> Task brief
Extract the lines from the start through the line that holds "from matplotlib.patches import Ellipse", both included, omitting all images.

> Information shown

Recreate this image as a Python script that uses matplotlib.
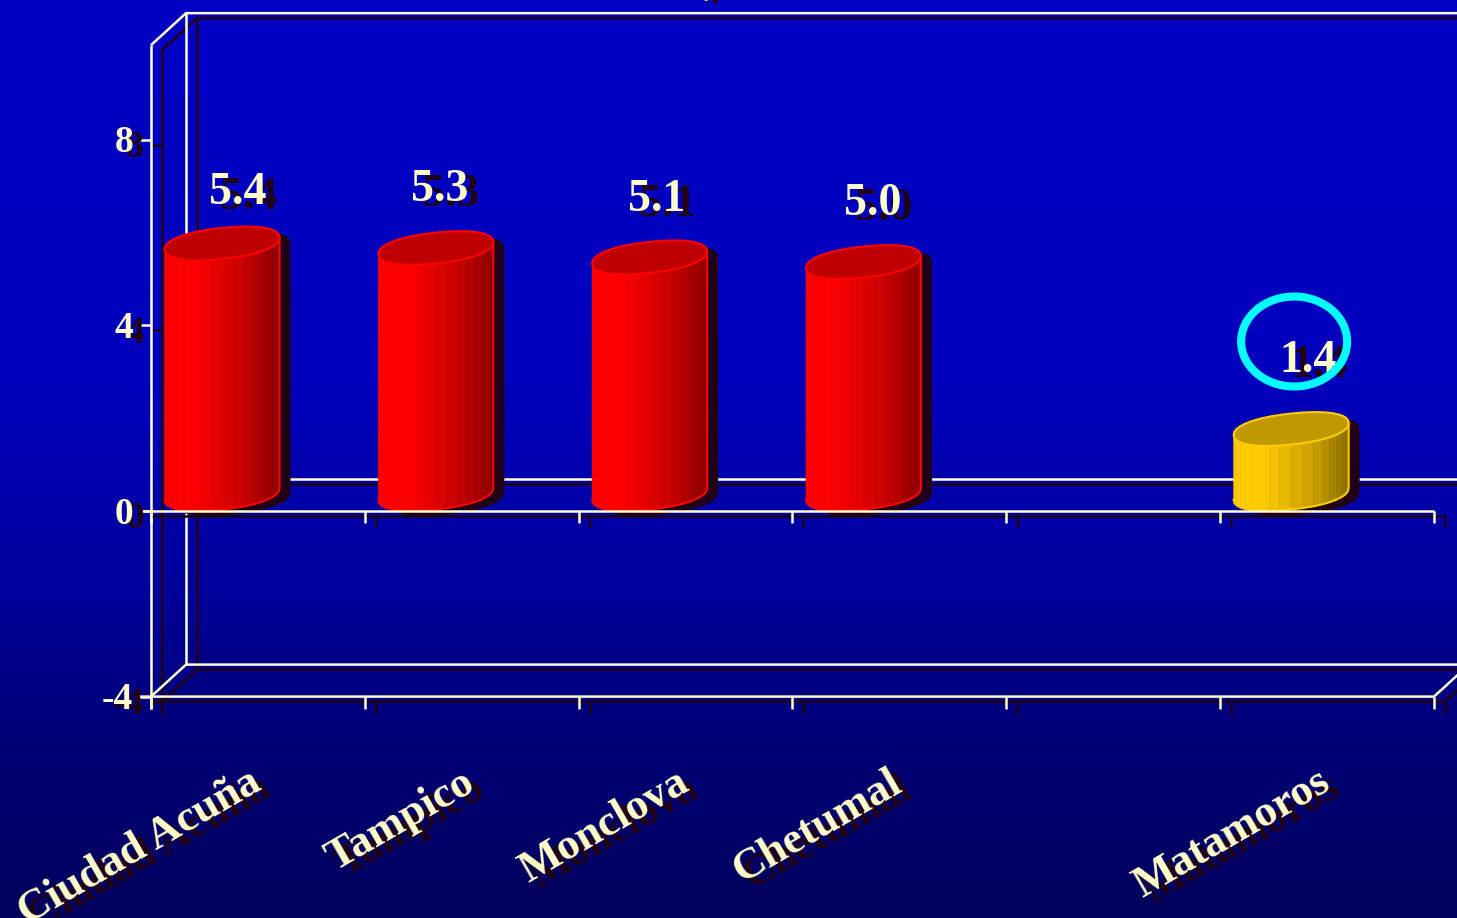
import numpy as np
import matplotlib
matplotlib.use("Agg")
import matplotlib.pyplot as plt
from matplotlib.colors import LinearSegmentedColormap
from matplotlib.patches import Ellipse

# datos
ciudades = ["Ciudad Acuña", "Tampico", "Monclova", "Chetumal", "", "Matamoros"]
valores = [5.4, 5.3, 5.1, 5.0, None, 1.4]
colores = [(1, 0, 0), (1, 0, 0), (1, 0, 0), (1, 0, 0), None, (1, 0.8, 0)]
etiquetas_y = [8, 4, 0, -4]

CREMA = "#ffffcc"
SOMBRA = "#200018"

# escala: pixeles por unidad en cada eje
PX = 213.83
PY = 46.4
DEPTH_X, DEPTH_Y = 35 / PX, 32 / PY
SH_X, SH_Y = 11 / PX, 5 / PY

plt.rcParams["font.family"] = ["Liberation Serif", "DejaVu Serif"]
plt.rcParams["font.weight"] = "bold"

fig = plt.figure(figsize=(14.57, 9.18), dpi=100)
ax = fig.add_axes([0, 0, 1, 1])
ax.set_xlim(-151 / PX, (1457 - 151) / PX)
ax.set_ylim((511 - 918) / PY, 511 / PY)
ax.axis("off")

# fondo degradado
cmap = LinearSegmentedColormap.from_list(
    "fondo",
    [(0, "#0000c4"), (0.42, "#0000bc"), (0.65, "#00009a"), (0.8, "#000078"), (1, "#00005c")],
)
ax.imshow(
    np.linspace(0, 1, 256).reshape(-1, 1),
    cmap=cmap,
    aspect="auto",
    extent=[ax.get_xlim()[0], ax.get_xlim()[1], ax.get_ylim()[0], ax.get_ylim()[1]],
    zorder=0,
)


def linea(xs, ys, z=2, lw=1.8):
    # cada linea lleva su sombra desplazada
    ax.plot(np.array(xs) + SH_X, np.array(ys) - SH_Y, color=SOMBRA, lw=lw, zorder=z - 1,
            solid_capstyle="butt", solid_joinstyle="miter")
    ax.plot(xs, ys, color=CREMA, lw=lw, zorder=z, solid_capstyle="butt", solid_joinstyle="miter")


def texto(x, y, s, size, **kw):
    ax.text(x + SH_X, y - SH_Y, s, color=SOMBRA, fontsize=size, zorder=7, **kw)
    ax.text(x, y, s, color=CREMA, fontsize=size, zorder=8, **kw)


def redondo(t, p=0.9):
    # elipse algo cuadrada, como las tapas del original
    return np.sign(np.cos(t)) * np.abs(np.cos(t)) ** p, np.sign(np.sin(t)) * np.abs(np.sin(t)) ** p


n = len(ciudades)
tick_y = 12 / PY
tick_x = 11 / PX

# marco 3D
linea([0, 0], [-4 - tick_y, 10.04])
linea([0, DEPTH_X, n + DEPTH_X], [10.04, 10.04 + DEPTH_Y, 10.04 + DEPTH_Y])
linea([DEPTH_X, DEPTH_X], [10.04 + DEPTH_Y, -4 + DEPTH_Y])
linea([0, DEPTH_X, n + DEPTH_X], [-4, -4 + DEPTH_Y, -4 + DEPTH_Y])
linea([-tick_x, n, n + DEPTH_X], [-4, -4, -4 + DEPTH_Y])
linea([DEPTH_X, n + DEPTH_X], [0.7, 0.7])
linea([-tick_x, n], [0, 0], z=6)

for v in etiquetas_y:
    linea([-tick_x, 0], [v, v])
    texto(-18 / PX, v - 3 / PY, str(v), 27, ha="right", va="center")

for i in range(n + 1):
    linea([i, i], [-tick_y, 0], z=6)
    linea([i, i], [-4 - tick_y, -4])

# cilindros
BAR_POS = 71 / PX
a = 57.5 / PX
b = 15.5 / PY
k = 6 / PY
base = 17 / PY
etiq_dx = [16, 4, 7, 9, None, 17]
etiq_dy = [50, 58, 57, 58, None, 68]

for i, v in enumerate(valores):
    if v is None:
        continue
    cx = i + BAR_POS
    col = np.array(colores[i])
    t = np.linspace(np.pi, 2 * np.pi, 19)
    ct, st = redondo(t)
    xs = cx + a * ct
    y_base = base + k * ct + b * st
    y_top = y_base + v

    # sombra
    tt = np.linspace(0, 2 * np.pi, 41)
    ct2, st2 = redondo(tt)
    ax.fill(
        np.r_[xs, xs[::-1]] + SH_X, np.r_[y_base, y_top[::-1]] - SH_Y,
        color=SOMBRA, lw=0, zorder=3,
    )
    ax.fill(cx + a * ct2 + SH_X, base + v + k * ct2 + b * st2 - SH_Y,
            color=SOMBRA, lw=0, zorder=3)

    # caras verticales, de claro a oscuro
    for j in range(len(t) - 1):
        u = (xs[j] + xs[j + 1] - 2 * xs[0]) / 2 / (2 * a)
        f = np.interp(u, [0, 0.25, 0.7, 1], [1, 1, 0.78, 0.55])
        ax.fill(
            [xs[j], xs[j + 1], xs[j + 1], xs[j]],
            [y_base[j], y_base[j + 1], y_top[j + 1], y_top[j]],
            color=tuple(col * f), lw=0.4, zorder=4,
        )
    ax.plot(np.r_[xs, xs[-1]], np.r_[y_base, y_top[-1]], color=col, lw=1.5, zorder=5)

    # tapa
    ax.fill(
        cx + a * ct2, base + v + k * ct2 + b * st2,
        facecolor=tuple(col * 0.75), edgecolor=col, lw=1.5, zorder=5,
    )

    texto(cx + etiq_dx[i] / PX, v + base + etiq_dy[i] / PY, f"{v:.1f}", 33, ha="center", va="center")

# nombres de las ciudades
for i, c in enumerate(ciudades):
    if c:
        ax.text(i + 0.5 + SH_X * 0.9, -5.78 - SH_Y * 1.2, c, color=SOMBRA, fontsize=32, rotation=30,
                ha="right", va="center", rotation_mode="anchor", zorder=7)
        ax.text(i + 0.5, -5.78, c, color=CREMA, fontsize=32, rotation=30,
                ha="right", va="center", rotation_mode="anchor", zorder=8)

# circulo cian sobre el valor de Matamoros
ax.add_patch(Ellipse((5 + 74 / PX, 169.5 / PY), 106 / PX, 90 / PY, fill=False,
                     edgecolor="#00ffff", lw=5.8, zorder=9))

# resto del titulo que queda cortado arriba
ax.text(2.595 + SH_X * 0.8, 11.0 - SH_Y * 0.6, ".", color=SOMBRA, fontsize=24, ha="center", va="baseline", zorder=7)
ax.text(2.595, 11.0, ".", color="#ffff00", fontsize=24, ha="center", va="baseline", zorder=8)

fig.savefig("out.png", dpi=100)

> Expected answer
Recreate this image as a Python script that uses matplotlib.
import numpy as np
import matplotlib
matplotlib.use("Agg")
import matplotlib.pyplot as plt
from matplotlib.colors import LinearSegmentedColormap
from matplotlib.patches import Ellipse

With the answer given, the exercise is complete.